Hi,

On Thu, Jan 14, 2016 at 7:17 PM, Ralf Quint <freedos...@gmail.com> wrote:
> On 1/14/2016 4:20 PM, Rugxulo wrote:
>> Linus Torvalds heavily studied and used Minix sources, which was a
>> UNIX (tm) clone. It was not free/libre at all, they were commercially
>> selling it with their text book about OSes.
>
> Sorry, but that is not correct. Minix was distributed by Tanenbaum (who
> was at that time a professor at the university of Amsterdam) for the
> explicit purpose for students to read and study a Unix like OS.

Great, but Linus did more than just study. He made his own. Not quite
a derivative work (that's my point!) but indeed similar.

> The charge was only for the book that the source code was published in, with
> a small fee for the media (floppy disks) if you wanted to have it in
> digital form.

It's not money I'm talking about but licensing. Minix was not "free"
in any sense. There was (AFAIK) no right to copy, redistribute, modify
at all. Minix was not "freed" until 2000, and of course it was heavily
rewritten later anyways (v3) to where very little is even similar to
classic v2 versions. Maybe some userland of it was from outside public
domain sources, but overall it was not free at all.

Yes, Minix was meant to be studied (as presumably is all source code
that is published unshrouded), but Minix itself was not even freeware.

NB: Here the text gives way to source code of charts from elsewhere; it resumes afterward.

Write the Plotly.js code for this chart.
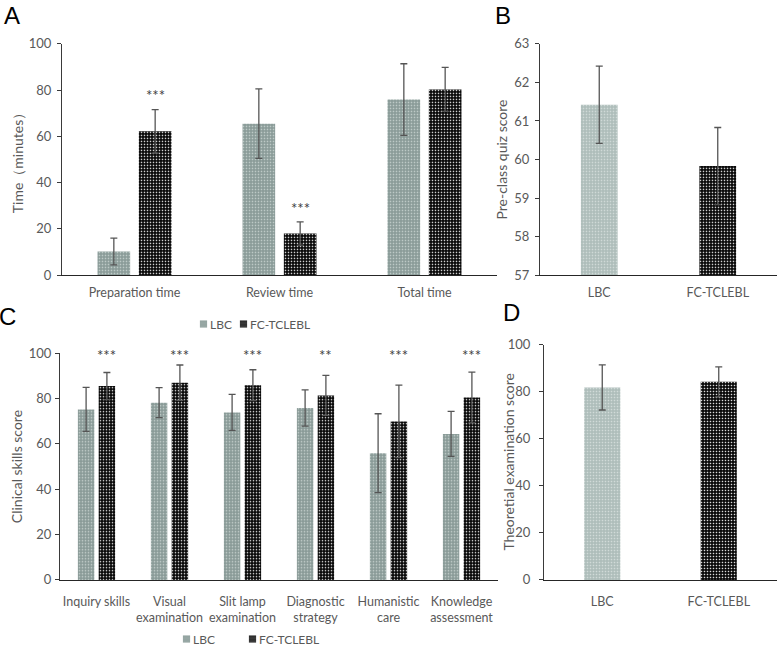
<!DOCTYPE html>
<html>
<head>
<meta charset="utf-8">
<script src="https://cdn.plot.ly/plotly-3.0.1.min.js"></script>
<style>html,body{margin:0;padding:0;background:#fff;}#chart{width:778px;height:649px;}</style>
</head>
<body>
<div id="chart"></div>
<script>
// ---------- data ----------
const groups = ['LBC', 'FC-TCLEBL'];

const catsA = ['Preparation time', 'Review time', 'Total time'];
const lbcA = [10.2, 65.5, 75.9];
const lbcAErr = [5.8, 15.0, 15.5];
const fcA = [62.2, 18.0, 80.3];
const fcAErr = [9.4, 5.0, 9.5];
const starsA = ['***', '***', ''];
const starYA = [78, 29, null];

const quizB = [61.42, 59.83];
const quizBErr = [1.0, 1.0];

const catsC = ['Inquiry skills', 'Visual<br>examination', 'Slit lamp<br>examination',
               'Diagnostic<br>strategy', 'Humanistic<br>care', 'Knowledge<br>assessment'];
const lbcC = [75.2, 78.2, 73.9, 75.8, 55.9, 64.4];
const lbcCErr = [9.7, 6.6, 7.9, 8.0, 17.4, 9.9];
const fcC = [85.5, 87.0, 85.9, 81.4, 69.9, 80.5];
const fcCErr = [6.0, 7.8, 6.8, 8.8, 16.0, 11.2];
const starsC = ['***', '***', '***', '**', '***', '***'];
const starYC = [99, 99, 99, 99, 99, 99];

const theoD = [81.9, 84.3];
const theoDErr = [9.6, 6.4];

// ---------- styles ----------
const FONT = 'Lato, "Open Sans", sans-serif';
const TXT = '#595959';
const lbcDark = '#8a9b98', lbcDarkDot = '#c3cecb';
const lbcLight = '#aebdba', lbcLightDot = '#d3dcda';
const fcBg = '#0a0a0a', fcDot = '#e8e8e8';
const pairW = 0.225, lbcOff = -0.255, fcOff = 0.03;
const singleW = 0.31;

function pat(bg, fg, size, sol) {
  return {shape: '.', bgcolor: bg, fgcolor: fg, size: size, solidity: sol, fillmode: 'replace'};
}
function err(arr) {
  return {type: 'data', array: arr, visible: true, color: '#555', thickness: 1.3, width: 3.5};
}

const traces = [];
// Panel A
traces.push({type: 'bar', name: groups[0], x: catsA, y: lbcA, error_y: err(lbcAErr),
  xaxis: 'x', yaxis: 'y', width: pairW, offset: lbcOff, legend: 'legend',
  marker: {color: lbcDark, line: {width: 0}, pattern: pat(lbcDark, lbcDarkDot, 3, 0.25)}});
traces.push({type: 'bar', name: groups[1], x: catsA, y: fcA, error_y: err(fcAErr),
  xaxis: 'x', yaxis: 'y', width: pairW, offset: fcOff, legend: 'legend',
  marker: {color: fcBg, line: {width: 0}, pattern: pat(fcBg, fcDot, 3, 0.22)}});
// Panel B
traces.push({type: 'bar', name: groups[0], x: [groups[0]], y: [quizB[0]], error_y: err([quizBErr[0]]),
  xaxis: 'x2', yaxis: 'y2', width: singleW, showlegend: false,
  marker: {color: lbcLight, line: {width: 0}, pattern: pat(lbcLight, lbcLightDot, 3, 0.25)}});
traces.push({type: 'bar', name: groups[1], x: [groups[1]], y: [quizB[1]], error_y: err([quizBErr[1]]),
  xaxis: 'x2', yaxis: 'y2', width: singleW, showlegend: false,
  marker: {color: fcBg, line: {width: 0}, pattern: pat(fcBg, fcDot, 3, 0.22)}});
// Panel C
traces.push({type: 'bar', name: groups[0], x: catsC, y: lbcC, error_y: err(lbcCErr),
  xaxis: 'x3', yaxis: 'y3', width: pairW, offset: lbcOff, legend: 'legend2',
  marker: {color: lbcDark, line: {width: 0}, pattern: pat(lbcDark, lbcDarkDot, 3, 0.25)}});
traces.push({type: 'bar', name: groups[1], x: catsC, y: fcC, error_y: err(fcCErr),
  xaxis: 'x3', yaxis: 'y3', width: pairW, offset: fcOff, legend: 'legend2',
  marker: {color: fcBg, line: {width: 0}, pattern: pat(fcBg, fcDot, 3, 0.22)}});
// Panel D
traces.push({type: 'bar', name: groups[0], x: [groups[0]], y: [theoD[0]], error_y: err([theoDErr[0]]),
  xaxis: 'x4', yaxis: 'y4', width: singleW, showlegend: false,
  marker: {color: lbcLight, line: {width: 0}, pattern: pat(lbcLight, lbcLightDot, 3, 0.25)}});
traces.push({type: 'bar', name: groups[1], x: [groups[1]], y: [theoD[1]], error_y: err([theoDErr[1]]),
  xaxis: 'x4', yaxis: 'y4', width: singleW, showlegend: false,
  marker: {color: fcBg, line: {width: 0}, pattern: pat(fcBg, fcDot, 3, 0.22)}});

const W = 778, H = 649;
const px = (a, b) => [a / W, b / W];
const py = (bottom, top) => [1 - bottom / H, 1 - top / H];

function xax(dom, anchor, tl) {
  return {domain: dom, anchor: anchor, type: 'category', showgrid: false, zeroline: false,
    showline: true, linecolor: '#262626', linewidth: 1.3, ticks: 'outside', ticklen: tl,
    tickcolor: 'rgba(0,0,0,0)', automargin: false, fixedrange: true,
    tickfont: {family: FONT, size: 12.5, color: TXT}};
}
function yax(dom, anchor, range, dtick, title, standoff, labStand) {
  return {domain: dom, anchor: anchor, range: range, dtick: dtick, showgrid: false, zeroline: false,
    showline: true, linecolor: '#3a3a3a', linewidth: 1.1, ticks: 'outside', ticklen: 4,
    tickcolor: '#3a3a3a', automargin: false, fixedrange: true, ticklabelstandoff: labStand,
    tickfont: {family: FONT, size: 13, color: TXT},
    title: {text: title, standoff: standoff, font: {family: FONT, size: 14, color: TXT}}};
}

const annotations = [];
const letter = (t, x, yTop) => annotations.push({text: t, xref: 'paper', yref: 'paper', x: x / W, y: 1 - yTop / H,
  showarrow: false, xanchor: 'center', yanchor: 'top', font: {family: '"Liberation Sans", Arial, sans-serif', size: 24, color: '#000'}});
letter('A', 12, 0);
letter('B', 503, 0);
letter('C', 8, 302);
letter('D', 511, 298);

// Panel D axis title drawn close to the axis, as in the reference
annotations.push({text: 'Theoretial examination score', xref: 'paper', yref: 'paper', x: 509 / W, y: 1 - 464 / H,
  textangle: -90, showarrow: false, xanchor: 'center', yanchor: 'middle', font: {family: FONT, size: 14, color: TXT}});

const fcCenter = fcOff + pairW / 2;
const starFont = {family: FONT, size: 15, color: '#404040'};
starsA.forEach((s, i) => { if (s) annotations.push({text: s, xref: 'x', yref: 'y', x: i + fcCenter, y: starYA[i],
  showarrow: false, font: starFont}); });
starsC.forEach((s, i) => { annotations.push({text: s, xref: 'x3', yref: 'y3', x: i + fcCenter, y: starYC[i],
  showarrow: false, font: starFont}); });

const layout = {
  width: W, height: H, margin: {l: 0, r: 0, t: 0, b: 0},
  paper_bgcolor: '#fff', plot_bgcolor: '#fff', barmode: 'overlay',
  font: {family: FONT, size: 12, color: TXT},
  xaxis: xax(px(62, 497), 'y', 6),
  yaxis: yax(py(276, 44), 'x', [0, 100], 20, 'Time（minutes）', 1, 3),
  xaxis2: xax(px(540, 777), 'y2', 6),
  yaxis2: yax(py(276, 44), 'x2', [57, 63], 1, 'Pre-class quiz score', 3, 3),
  xaxis3: xax(px(60, 498), 'y3', 10),
  yaxis3: yax(py(581.7, 354.3), 'x3', [0, 100], 20, 'Clinical skills score', 2, 1),
  xaxis4: xax(px(544, 777), 'y4', 10),
  yaxis4: yax(py(581.7, 346), 'x4', [0, 100], 20, '', 2, 6),
  legend: {orientation: 'h', x: 190 / W, y: 1 - 324 / H, xanchor: 'left', yanchor: 'middle',
    font: {family: FONT, size: 12, color: TXT}, bgcolor: 'rgba(0,0,0,0)', itemwidth: 30},
  legend2: {orientation: 'h', x: 173 / W, y: 1 - 636 / H, xanchor: 'left', yanchor: 'middle',
    font: {family: FONT, size: 12, color: TXT}, bgcolor: 'rgba(0,0,0,0)', itemwidth: 30},
  annotations: annotations,
  showlegend: true
};

function parseT(el) {
  const t = (el.getAttribute && el.getAttribute('transform')) || '';
  const m = t.match(/translate\(\s*([-\d.e]+)(?:[ ,]+([-\d.e]+))?/);
  return m ? [parseFloat(m[1]), parseFloat(m[2] || 0)] : [0, 0];
}
function ancestorOffset(el) {
  let x = 0, y = 0, p = el.parentNode;
  while (p && p.nodeName && p.nodeName.toLowerCase() !== 'svg') {
    const [a, b] = parseT(p); x += a; y += b; p = p.parentNode;
  }
  return [x, y];
}

// compact legend entries: small swatch right before the label, labels where the reference has them
function compactLegend(cls, textLefts, textCy) {
  const lg = document.querySelector('#chart g.' + cls);
  if (!lg) return;
  lg.querySelectorAll('[clip-path]').forEach(e => e.removeAttribute('clip-path'));
  const items = Array.from(lg.querySelectorAll('g.traces'));
  items.forEach((it, i) => {
    const txt = it.querySelector('text.legendtext');
    const sym = it.querySelector('g.layers') || it.querySelector('g.legendsymbols');
    let tx = 40;
    if (txt) { const v = parseFloat(txt.getAttribute('x')); if (isFinite(v)) tx = v; }
    if (sym) {
      const bb = sym.getBBox();
      const cx = bb.x + bb.width / 2, cy = bb.y + bb.height / 2;
      sym.setAttribute('transform', 'translate(' + (tx - 6.5) + ',' + cy + ') scale(0.6) translate(' + (-cx) + ',' + (-cy) + ')');
    }
    if (textLefts[i] !== undefined) {
      const [ax, ay] = ancestorOffset(it);
      it.setAttribute('transform', 'translate(' + (textLefts[i] - tx - ax) + ',' + (textCy - ay) + ')');
    }
  });
}
function tweak() {
  try { compactLegend('legend', [210, 250], 324); } catch (e) {}
  try { compactLegend('legend2', [193, 259], 639); } catch (e) {}
}

Plotly.newPlot('chart', traces, layout, {displayModeBar: false, staticPlot: true}).then(() => {
  tweak();
  requestAnimationFrame(tweak);
  setTimeout(tweak, 30);
  setTimeout(tweak, 200);
});
</script>
</body>
</html>
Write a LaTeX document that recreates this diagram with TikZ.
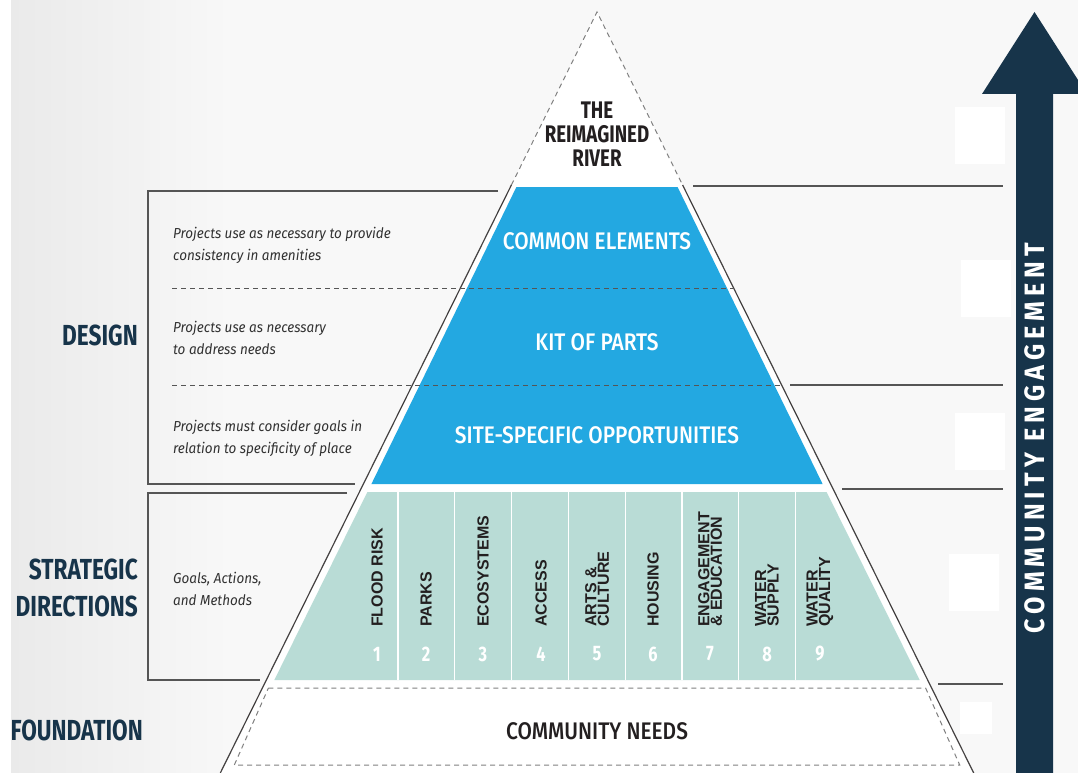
\documentclass[tikz,border=0pt]{standalone}
\usepackage{fontspec}
\setmainfont{Fira Sans}
\newfontfamily\dinfont[FakeStretch=0.78]{Fira Sans}
\newfontfamily\tierfont[FakeStretch=0.87, UprightFont=* Medium]{Fira Sans}
\newfontfamily\engfont[FakeStretch=0.9, LetterSpace=18]{Fira Sans}
\newfontfamily\notefont[FakeStretch=0.93]{Fira Sans}
\newfontfamily\colfont{Liberation Sans}
\usetikzlibrary{positioning}
\definecolor{paper}{RGB}{248,248,248}
\definecolor{shadow}{RGB}{234,234,234}
\definecolor{bluetier}{RGB}{35,168,225}
\definecolor{tealtier}{RGB}{185,220,214}
\definecolor{navy}{RGB}{23,52,74}
\definecolor{inkdark}{RGB}{35,31,32}
\definecolor{notegray}{RGB}{50,50,50}
\definecolor{linegray}{RGB}{85,85,85}
\tikzset{
  heading/.style = {font=\dinfont\bfseries\fontsize{29}{37}\selectfont, text=navy,
                    align=right, anchor=east, inner sep=0},
  sidenote/.style = {font=\notefont\itshape\fontsize{14.5}{22}\selectfont, text=notegray,
                     align=left, anchor=west, inner sep=0},
  tier/.style = {font=\tierfont\fontsize{24}{24}\selectfont, text=white, inner sep=0},
  colhead/.style = {font=\colfont\bfseries\fontsize{16}{12.5}\selectfont, text=inkdark,
                    rotate=90, anchor=west, align=left, inner sep=0},
  colnum/.style = {font=\dinfont\bfseries\fontsize{21}{21}\selectfont, text=white, inner sep=0},
  outline/.style = {draw=inkdark!85, line width=1.2pt},
  boxline/.style = {draw=linegray, line width=1.2pt},
  divider/.style = {draw=linegray, line width=1pt, dash pattern=on 5pt off 4pt}
}
\begin{document}
\begin{tikzpicture}[x=1pt, y=-1pt]
  \useasboundingbox (0,0) rectangle (1078,773);
  % background
  \fill[paper] (0,0) rectangle (1078,773);
  \shade[left color=shadow, right color=paper] (11,0) rectangle (230,773);
  \fill[white] (0,0) rectangle (11,773);

  % pyramid outline
  \fill[white] (597,12) -- (220.3,773) -- (973.7,773) -- cycle;
  \draw[divider, draw=gray] (511.4,185) -- (597,12) -- (682.6,185);
  \draw[outline] (511.4,185) -- (220.3,773);
  \draw[outline] (682.6,185) -- (973.7,773);

  % tiers
  \fill[bluetier] (516.4,187) -- (677.6,187) -- (822.6,484) -- (371.4,484) -- cycle;
  \fill[tealtier] (367.4,492) -- (826.6,492) -- (919.7,680) -- (274.3,680) -- cycle;
  \foreach \i in {0,...,7}
    \draw[white, line width=1.2pt] ({398+56.8*\i},492) -- ++(0,188);
  \draw[divider, draw=gray] (268.4,688) -- (925.6,688) -- (959.7,765) -- (234.3,765) -- cycle;
  \draw[divider] (172,288) -- (733.6,288);
  \draw[divider] (172,385) -- (781.6,385);

  % side boxes and rules
  \draw[boxline] (498,191) -- (148,191) -- (148,484) -- (355,484);
  \draw[boxline] (347,493) -- (148,493) -- (148,680) -- (260,680);
  \foreach \y/\xs in {186/693, 385/790, 489/842, 684/938}
    \draw[boxline] (\xs,\y) -- (1003,\y);
  \foreach \xa/\ya/\xb/\yb in {955/107/1005/164, 961/260/1011/317, 955/413/1005/470,
                               949/554/999/611, 960/702/992/734}
    \fill[white] (\xa,\ya) rectangle (\xb,\yb);

  % engagement arrow
  \fill[navy] (1016,773) -- (1016,94) -- (982,94) -- (1034.5,12) -- (1087,94)
              -- (1053,94) -- (1053,773) -- cycle;
  \node[font=\engfont\bfseries\fontsize{28}{28}\selectfont, text=white, rotate=90,
        inner sep=0] (engage) at (1035,438) {COMMUNITY ENGAGEMENT};

  % texts
  \node[font=\dinfont\bfseries\fontsize{24}{24}\selectfont, text=inkdark, align=center,
        inner sep=0] (river) at (597,134) {THE\\REIMAGINED\\RIVER};
  \node[tier] (common) at (597,241) {COMMON ELEMENTS};
  \node[tier] (kit) at (597,342) {KIT OF PARTS};
  \node[tier] (site) at (597,435) {SITE-SPECIFIC OPPORTUNITIES};
  \node[tier, text=inkdark] (needs) at (597,731) {COMMUNITY NEEDS};

  \node[sidenote] (noteCommon) at (173,245) {Projects use as necessary to provide\\consistency in amenities};
  \node[sidenote] (noteKit) at (173,338) {Projects use as necessary\\to address needs};
  \node[sidenote] (noteSite) at (173,438) {Projects must consider goals in\\relation to specificity of place};
  \node[sidenote] (noteGoals) at (173,589) {Goals, Actions,\\and Methods};

  \node[heading] (design) at (138,335) {DESIGN};
  \node[heading] (strategic) at (138,588) {STRATEGIC\\DIRECTIONS};
  \node[heading] (foundation) at (143,730) {FOUNDATION};

  % strategic directions
  \foreach \x/\lab/\k in {377/{FLOOD RISK}/1, 426/{PARKS}/2, 483/{ECOSYSTEMS}/3,
                          541/{ACCESS}/4, 597/{ARTS \&\\CULTURE}/5, 653/{HOUSING}/6,
                          710/{ENGAGEMENT\\\& EDUCATION}/7, 767/{WATER\\SUPPLY}/8,
                          820/{WATER\\QUALITY}/9}{
    \node[colhead] (c\k) at (\x,627) {\lab};
    \node[colnum] (n\k) at (\x,654) {\k};
  }
\end{tikzpicture}
\end{document}
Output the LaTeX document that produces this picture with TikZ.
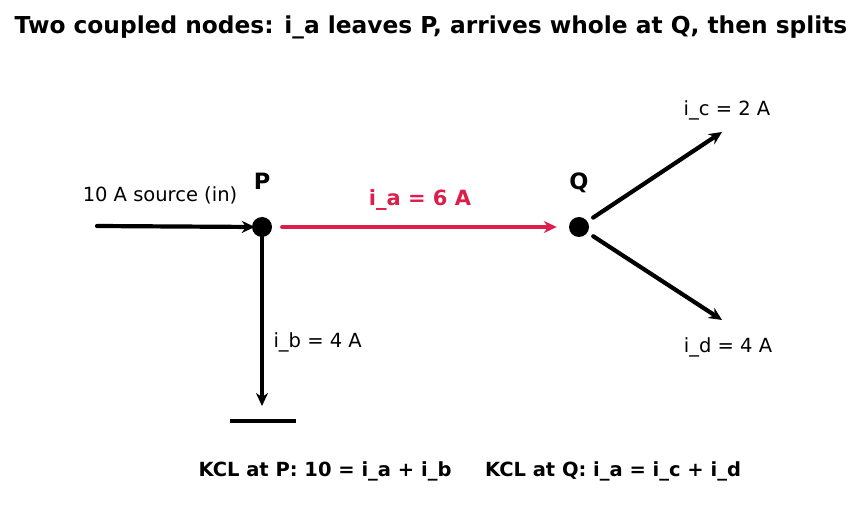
\documentclass[tikz,border=0pt]{standalone}
\usepackage{fontspec}
\setmainfont{DejaVu Sans}
\usepackage{tikz}
\usetikzlibrary{arrows.meta,positioning,calc}
\definecolor{crimson}{RGB}{220,30,75}

\begin{document}
\begin{tikzpicture}[x=1pt,y=-1pt,>={Stealth[length=13pt,width=12pt]},
      wire/.style={line width=4.2pt,line cap=round},
      junction/.style={circle,fill=black,inner sep=0pt,minimum size=20pt},
      lbl/.style={font=\fontsize{19.5}{22}\selectfont},
      bold lbl/.style={font=\fontsize{19.5}{22}\selectfont\bfseries},
      node lbl/.style={font=\fontsize{22.5}{25}\selectfont\bfseries}]
      \useasboundingbox (0,0) rectangle (862,510);
      \node[font=\fontsize{23.3}{26}\selectfont\bfseries] (title) at (431,27) {Two coupled nodes: i\_a leaves P, arrives whole at Q, then splits};

      \node[junction] (p) at (262,227) {};
      \node[junction] (q) at (579,227) {};
      \coordinate (src) at (97,226);
      \coordinate (gnd) at (262,406);
      \coordinate (outc) at (722,132);
      \coordinate (outd) at (722,320);
      \coordinate (barl) at (230,421);
      \coordinate (barr) at (296,421);

      \node[node lbl] (plbl) [above=24pt of p] {P};
      \node[node lbl] (qlbl) [above=20pt of q] {Q};
      \node[lbl] (srclbl) at (160,195) {10 A source (in)};
      \node[bold lbl,font=\fontsize{21}{24}\selectfont\bfseries,text=crimson] (ialbl) at (420,200) {i\_a = 6 A};
      \node[lbl,anchor=west] (iblbl) at (270,342) {i\_b = 4 A};
      \node[lbl] (iclbl) at (727,110) {i\_c = 2 A};
      \node[lbl] (idlbl) at (728,347) {i\_d = 4 A};
      \node[bold lbl] (kclp) at (325,471) {KCL at P: 10 = i\_a + i\_b};
      \node[bold lbl] (kclq) at (613,471) {KCL at Q: i\_a = i\_c + i\_d};

      \draw[wire,->] (src) -- ([xshift=3pt]p.west);
      \draw[wire,->,crimson] ([xshift=10pt]p.east) -- ([xshift=-12pt]q.west);
      \draw[wire,->] ([yshift=9pt]p.south) -- (gnd);
      \draw[wire,line cap=butt] (barl) -- (barr);
      \draw[wire,->] ($(q)!17pt!(outc)$) -- (outc);
      \draw[wire,->] ($(q)!17pt!(outd)$) -- (outd);
    \end{tikzpicture}
\end{document}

> The first version available (1.1) was on 8 360KB 5.25"
> floppy disc, costing something around DM30,- back then. I remember that
> because I bought those (but never bought the book).
> So Linus was full within the rights granted by Tanenbaum (Prentice-Hall
> as the publisher). And the only thing he actually "copied" (kind of) was
> the file system.

I'm not implying he "copied" anything (as it was and still is
copyrighted). He presumably implemented compatible file system support
for minixfs before ext (or ext2) were developed. His kernel was
monolithic, not a microkernel, and many other differences. I'm not
implying that he broke anything, but he did heavily study and learn
from Minix. He was not ever considered "tainted" (AFAIK). That's my
point.

> He started Linux also from the get-go as a 80386/32bit project (while
> Minix at that time was only 16bit, 80286 code), using an early version
> of GCC instead of the ACK (Amsterdam Compiler Kit) C compiler used and
> bundled with the Minix floppy disks...

I'm aware of the differences. Everything is different when you
implement it separately. I'm not saying he used code, in fact I'm
claiming the opposite. You are allowed to write your own, even if you
have studied someone else's. They can never stop you from doing that.
That's the whole point of copyright. You only own what you wrote, not
everyone else's. They are always allowed to create different (even if
compatible) versions. (Of course patents ruin everything well beyond
that, but that's a separate issue. Any alleged MS-DOS patents are long
since expired except maybe one or two for Win95-era VFAT.)

Maybe you can still disagree with me, that's fine. I'm no lawyer. But
I still think we're all overreacting here.